Today is the winter solstice.  I don't know if latter day druids and followers of wicca still gather at Stonehenge, now visitors have to go in via the new English Heritage visitor centre and it costs an arm and a leg, and the stones are a ten minute shuttle bus ride away though visitors aren't allowed right up to them anyway, but if they did go they must have got terribly damp.  I went to Waitrose.

I think I got everything we need to put on Christmas lunch, and tea for my relations tomorrow afternoon, and to keep ourselves fed until next week.  If possible I would prefer not to go near a supermarket until then, although I have just noticed that we're running rather low on cat biscuits so I might have to go to Budgens.  Waitrose wasn't too bad first thing this morning, but as December 25th draws nearer it can only get worse.  In fact, if I've forgotten anything I think we might just smile wanly and agree to do without it.

Christmas last year never happened because we both had flu, we had to cancel this year's annual holiday, we have both been nursing incipient colds all month that mock us by seeming to start getting better for a couple of days and then come back, and frankly if we both remain reasonably well between tomorrow and Boxing Day, and able to cook and eat a large meal containing most of the right constituents of a Christmas lunch, and the cats do not disappear or do anything that requires the attention of a vet, I will be entirely satisfied.  Start with modest expectations and they are more likely to be exceeded.  The Festival of Nine Lessons and Carols on Christmas Eve, a small tree with a limited selection of plastic ornaments that the cats can't break or electrocute themselves on, the usual collection of Christmas music, and a mince pie and some nuts and raisins, will be sufficient entertainment.  I have not decided on my Christmas Outfit but I am fairly sure it will be something warm that won't be spoiled if a cat decides to sit on my lap, in other words whatever I would have been wearing on any other Sunday spent at home when I am not out in the garden.

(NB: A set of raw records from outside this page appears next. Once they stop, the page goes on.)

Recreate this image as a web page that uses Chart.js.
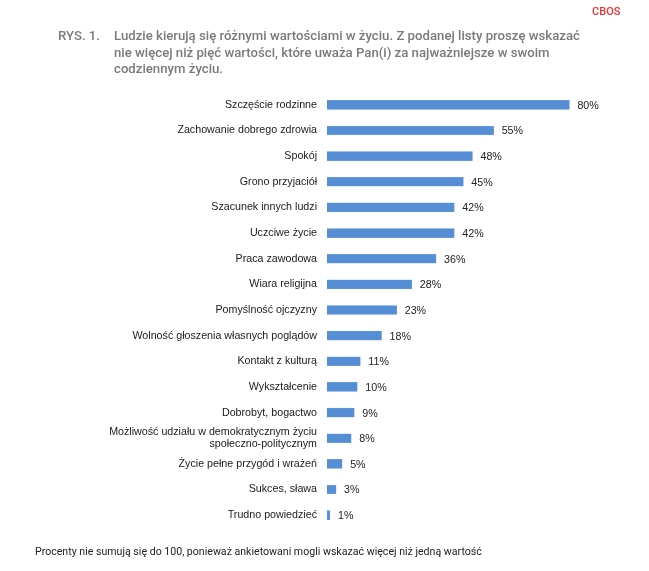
<!DOCTYPE html>
<html>
<head>
<meta charset="utf-8">
<script src="https://cdn.jsdelivr.net/npm/chart.js@4"></script>
<style>
  body { margin: 0; background: #fff; }
  #wrap { position: relative; width: 649px; height: 571px; }
  #grafico { position: absolute; left: 0; top: 0; }
  .cbos { position: absolute; left: 592px; top: 5px; font: 500 11px Roboto, sans-serif; color: #f03030; }
  .rys { position: absolute; left: 58px; top: 28px; font: 500 13.2px Roboto, sans-serif; color: #7a7a7a; }
  .tytul { position: absolute; left: 114px; top: 28px; width: 520px; font: 500 13.2px Roboto, sans-serif; color: #7a7a7a; line-height: 16.7px; }
  .przypis { position: absolute; left: 35px; top: 545px; font: 10.6px Roboto, sans-serif; color: #222; }
</style>
</head>
<body>
<div id="wrap">
  <canvas id="grafico" width="649" height="571"></canvas>
  <div class="cbos">CBOS</div>
  <div class="rys">RYS. 1.</div>
  <div class="tytul">Ludzie kierują się różnymi wartościami w życiu. Z podanej listy proszę wskazać<br>nie więcej niż pięć wartości, które uważa Pan(i) za najważniejsze w swoim<br>codziennym życiu.</div>
  <div class="przypis">Procenty nie sumują się do 100, ponieważ ankietowani mogli wskazać więcej niż jedną wartość</div>
</div>
<script>
// kategorie (wartości w życiu)
var kategorie = [
  'Szczęście rodzinne',
  'Zachowanie dobrego zdrowia',
  'Spokój',
  'Grono przyjaciół',
  'Szacunek innych ludzi',
  'Uczciwe życie',
  'Praca zawodowa',
  'Wiara religijna',
  'Pomyślność ojczyzny',
  'Wolność głoszenia własnych poglądów',
  'Kontakt z kulturą',
  'Wykształcenie',
  'Dobrobyt, bogactwo',
  ['Możliwość udziału w demokratycznym życiu', 'społeczno-politycznym'],
  'Życie pełne przygód i wrażeń',
  'Sukces, sława',
  'Trudno powiedzieć'
];

// odsetki wskazań
var procenty = [80, 55, 48, 45, 42, 42, 36, 28, 23, 18, 11, 10, 9, 8, 5, 3, 1];

// etykiety z wartością przy końcu słupka
var etykietyWartosci = {
  id: 'etykietyWartosci',
  afterDatasetsDraw: function (chart) {
    var ctx = chart.ctx;
    var meta = chart.getDatasetMeta(0);
    ctx.save();
    ctx.font = '10.7px "Liberation Sans", Arial, sans-serif';
    ctx.fillStyle = '#222';
    ctx.textBaseline = 'middle';
    ctx.textAlign = 'left';
    meta.data.forEach(function (bar, i) {
      ctx.fillText(procenty[i] + '%', bar.x + 8, bar.y + 1);
    });
    ctx.restore();
  }
};

var ctx = document.querySelector('#grafico').getContext('2d');
var wykres = new Chart(ctx, {
  type: 'bar',
  data: {
    labels: kategorie,
    datasets: [{
      data: procenty,
      backgroundColor: '#558ed5',
      borderColor: '#7aa6df',
      borderWidth: 0.5,
      barThickness: 9
    }]
  },
  options: {
    indexAxis: 'y',
    responsive: false,
    animation: false,
    layout: { padding: { top: 92, bottom: 43, left: 0, right: 19 } },
    plugins: {
      legend: { display: false },
      tooltip: { enabled: false }
    },
    scales: {
      x: {
        display: false,
        min: 0,
        max: 100
      },
      y: {
        grid: { display: false, drawTicks: false },
        border: { display: false },
        ticks: {
          autoSkip: false,
          padding: 10,
          color: '#1a1a1a',
          font: { family: '"Liberation Sans", Arial, sans-serif', size: 10.7, lineHeight: 1.15 }
        },
        afterFit: function (scale) { scale.width = 327; }
      }
    }
  },
  plugins: [etykietyWartosci]
});
</script>
</body>
</html>
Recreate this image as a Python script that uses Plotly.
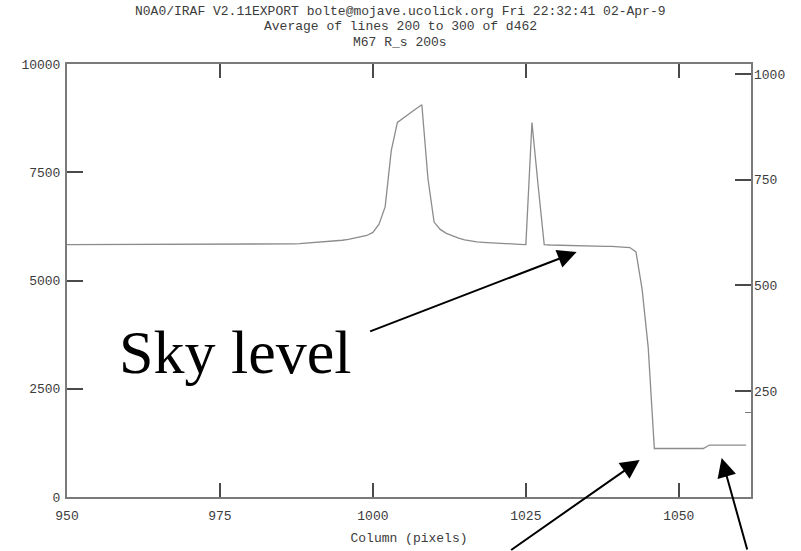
import plotly.graph_objects as go

# Column-averaged counts, lines 200-300 of d462
columns = list(range(950, 1062))
counts = (
    [5830] * 35
    + [5835, 5840, 5845, 5850, 5860, 5870, 5880, 5890, 5900, 5915,
       5930, 5950, 5975, 6000, 6040, 6110, 6300, 6700, 8000, 8650,
       8760, 8860, 8960, 9060, 7350, 6350, 6180, 6090, 6030, 5980,
       5940, 5910, 5890, 5880, 5870, 5860, 5850, 5845, 5840, 5835,
       5830, 8650, 7200, 5830, 5820, 5815, 5810, 5805, 5800, 5800,
       5800, 5795, 5795, 5790, 5790, 5785, 5780, 5760, 5660, 4800,
       3450]
    + [1120] * 9
    + [1200] * 7
)

left_ticks = [0, 2500, 5000, 7500, 10000]
left_labels = ["0", "2500", "5000", "7500", "10000"]
right_ticks = [250, 500, 750, 1000]
x_ticks = [950, 975, 1000, 1025, 1050]

title_lines = [
    "N0A0/IRAF V2.11EXPORT bolte@mojave.ucolick.org Fri 22:32:41 02-Apr-9",
    "Average of lines 200 to 300 of d462",
    "M67 R_s 200s",
]

MONO = "Liberation Mono"
FS = 13
FRAME = "#7a7a7a"
TICK = "#4a4a4a"
TXT = "#3c3c3c"

fig = go.Figure()
fig.add_trace(go.Scatter(
    x=columns, y=counts, mode="lines",
    line=dict(color="#8c8c8c", width=1.3),
    showlegend=False, hoverinfo="skip",
))
# empty trace so the right-hand scale is drawn
fig.add_trace(go.Scatter(x=[], y=[], yaxis="y2", showlegend=False, hoverinfo="skip"))

fig.update_layout(
    width=801, height=551,
    margin=dict(l=67, r=50, t=64, b=54, autoexpand=False),
    paper_bgcolor="white", plot_bgcolor="white",
    font=dict(family=MONO, size=FS, color=TXT),
    xaxis=dict(
        range=[950, 1061.8], tickvals=x_ticks, ticks="inside", ticklen=14,
        tickwidth=1.5, tickcolor=TICK, showline=True, linecolor=FRAME,
        linewidth=2, mirror="ticks", showgrid=False, zeroline=False,
        ticklabelstandoff=5, automargin=False,
        title=dict(text="Column (pixels)", standoff=10,
                   font=dict(family=MONO, size=FS, color=TXT)),
    ),
    yaxis=dict(
        range=[0, 10000], tickvals=left_ticks, ticktext=left_labels,
        ticks="inside", ticklen=16, automargin=False,
        tickwidth=1.5, tickcolor=TICK, showline=True, linecolor=FRAME,
        linewidth=2, mirror=True, showgrid=False, zeroline=False,
        ticklabelstandoff=2,
    ),
    yaxis2=dict(
        range=[0, 1023.6], tickvals=right_ticks, overlaying="y", side="right",
        ticks="inside", ticklen=16, tickwidth=1.5, tickcolor=TICK,
        showline=False, showgrid=False, zeroline=False, ticklabelstandoff=2,
        automargin=False,
        minor=dict(tickvals=[200], ticks="inside", ticklen=6, tickcolor=FRAME,
                   tickwidth=1),
    ),
)

for i, line in enumerate(title_lines):
    fig.add_annotation(
        text=line, xref="paper", yref="paper", x=(400 - 67) / 684,
        y=(497 - (12 + 15 * i)) / 433, xanchor="center", yanchor="middle",
        showarrow=False, font=dict(family=MONO, size=FS, color=TXT),
    )

fig.add_annotation(
    text="Sky level", xref="paper", yref="paper", x=(117 - 67) / 684,
    y=(497 - 352) / 433, xanchor="left", yanchor="middle", showarrow=False,
    font=dict(family="Liberation Serif", size=62, color="black"),
)

arrow = dict(text="", showarrow=True, arrowhead=2, arrowsize=1.9,
             arrowwidth=2, arrowcolor="black", xref="x", yref="y")
fig.add_annotation(x=1033.3, y=5660, ax=-208, ay=80, **arrow)
fig.add_annotation(x=1043.6, y=855, ax=-130, ay=100, **arrow)
fig.add_annotation(x=1057.0, y=900, ax=26, ay=102, **arrow)

fig.write_html("out.html")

Meanwhile, the amaryllis is opening just in time for Christmas, which was very clever of whoever prepared the bulb.  I read that left to their own devices they would bloom in April or May.  The flower is a wonderful shade of pink, the kind of intense pink I associate with lacecap hydrangeas.  You see it in interiors painted by Bonnard and Matisse, suffusing a wall or a tablecloth, then it crops up in the work of Vanessa Bell and the Bloomsbury set, and other early twentieth century movements.  The petals are thick, fleshy and luxurious, with a green tinge on their backs and a slightly rough, warty texture.  I wish I could have a big scarf made out of wild silk in just that shade of pink, lightly shaded with green.  As it is I am enjoying looking at the amaryllis when doing the washing up.